Essentially, ‘the uncanny valley’ hypothesises that the likability of a robot increases the more human-like it gets, until it reaches a point beyond which our emotional response quickly becomes a feeling of weirdness, revulsion, or even fear. However, as a robot’s appearances are developed to near-full levels of realism — think HBO blockbuster TV-series Westworld — it will re-emerge from the valley and be met with more positive responses.

While Mori’s uncanny valley is concerned mainly with the physical and aesthetic appearance of robots, we might fall into a different, potentially much deeper uncanny valley with the rapid advances of artificial intelligence.

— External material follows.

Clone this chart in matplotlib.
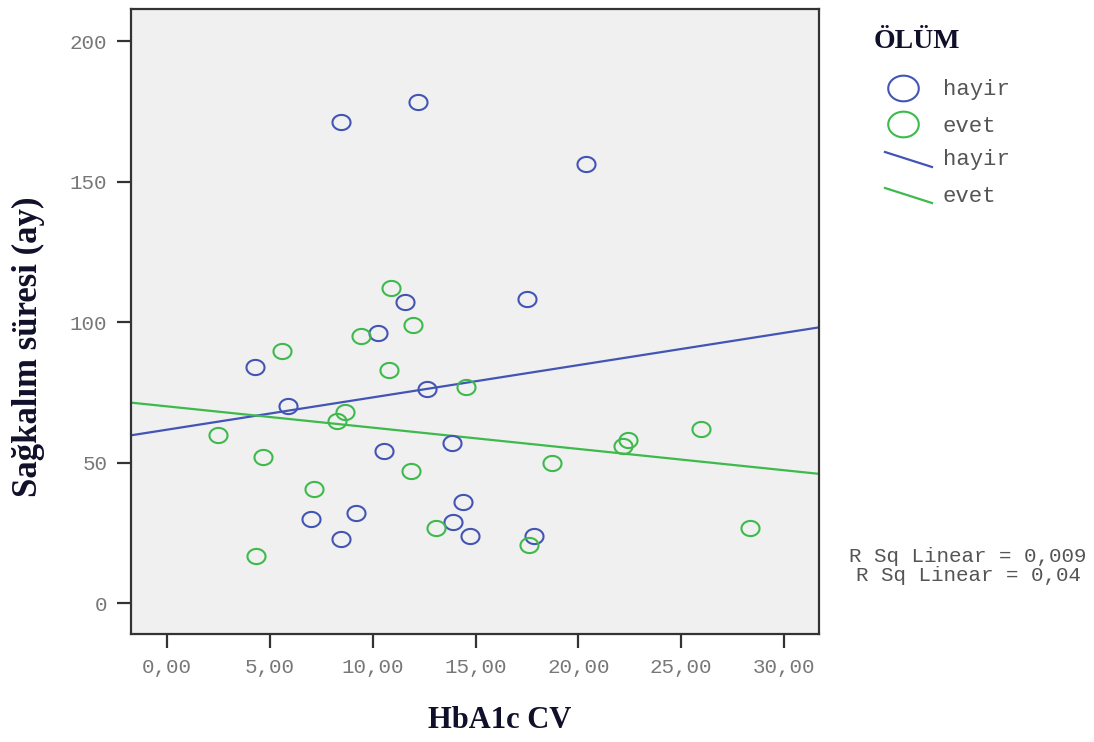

An experimental study by psychologists at the Chemnitz University of Technology presents evidence for a much more concerning uncanny valley — ‘the uncanny valley of the mind’ — which relies on the attribution of emotions and social cognition to non-human entities.

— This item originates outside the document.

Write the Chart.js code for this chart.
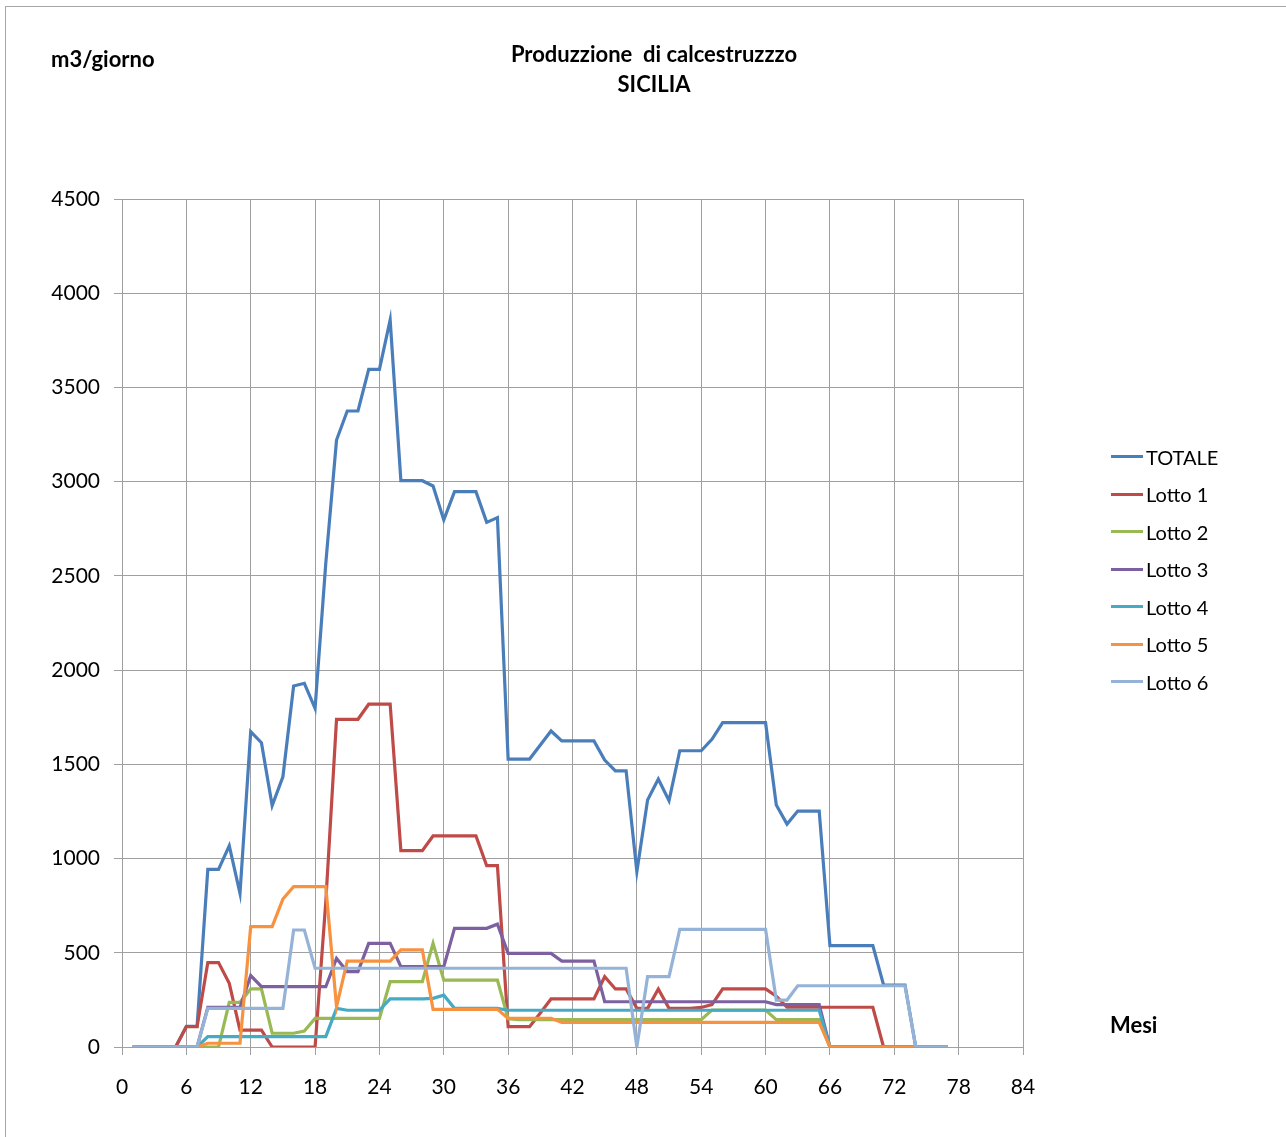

The experiment found that people react significantly more negatively to avatars if they are presented to be artificial intelligences with the ability to make their own decisions and reactions. Avatars that were presented as human-controlled were perceived as far less unsettling, though their behaviour was identical to the allegedly AI avatars.

It is not AI as a technology that is off-putting to us. Today, we often interact with AIs in our daily life — also more often than many people realise. If you own a smartphone, chances are that you have been using Apple’s Siri or one of the other intelligent personal assistants out there. Yet, as long as Siri speaks with a computer voice and is distinctly not human, we don’t feel too threatened. You are probably also not overly freaked out by the fact that Netflix often knows your movie preferences better than you do yourself through its machine learning algorithms.

We might already be well past the classical (physical and aesthetic) uncanny valley. It is no longer the way robots look that will bother us, but how they act. Clearly, there are still many things humans can do that computers can’t. However, AI already rivals human intelligence in many aspects. The ‘brains’ of the most advanced computers and robots are able to do things that will make many of us shudder uncomfortably. As robots and computers start mimicking traits and abilities that we once thought were uniquely human, we begin to feel unease — traits such as social cognition, the ability to feel and understand emotions, and to show empathy. It simply threatens our human uniqueness, while also evoking our subconscious fears of reduction, replacement, and annihilation.

We might already be well past the classical (physical and aesthetic) uncanny valley. It is no longer the way robots look that will bother us, but how they act.

As developments in AI continue there is a good chance that we will experience human-level AI in our lifetime. Some technologists boldly predict that human-level AI is just around the corner — the most radical even say that it could happen as soon as 2030. We might be standing on the edge of a steep cliff looking down on a vast eeriness — we might even already be sliding down the slippery slopes of the uncanny valley of the mind.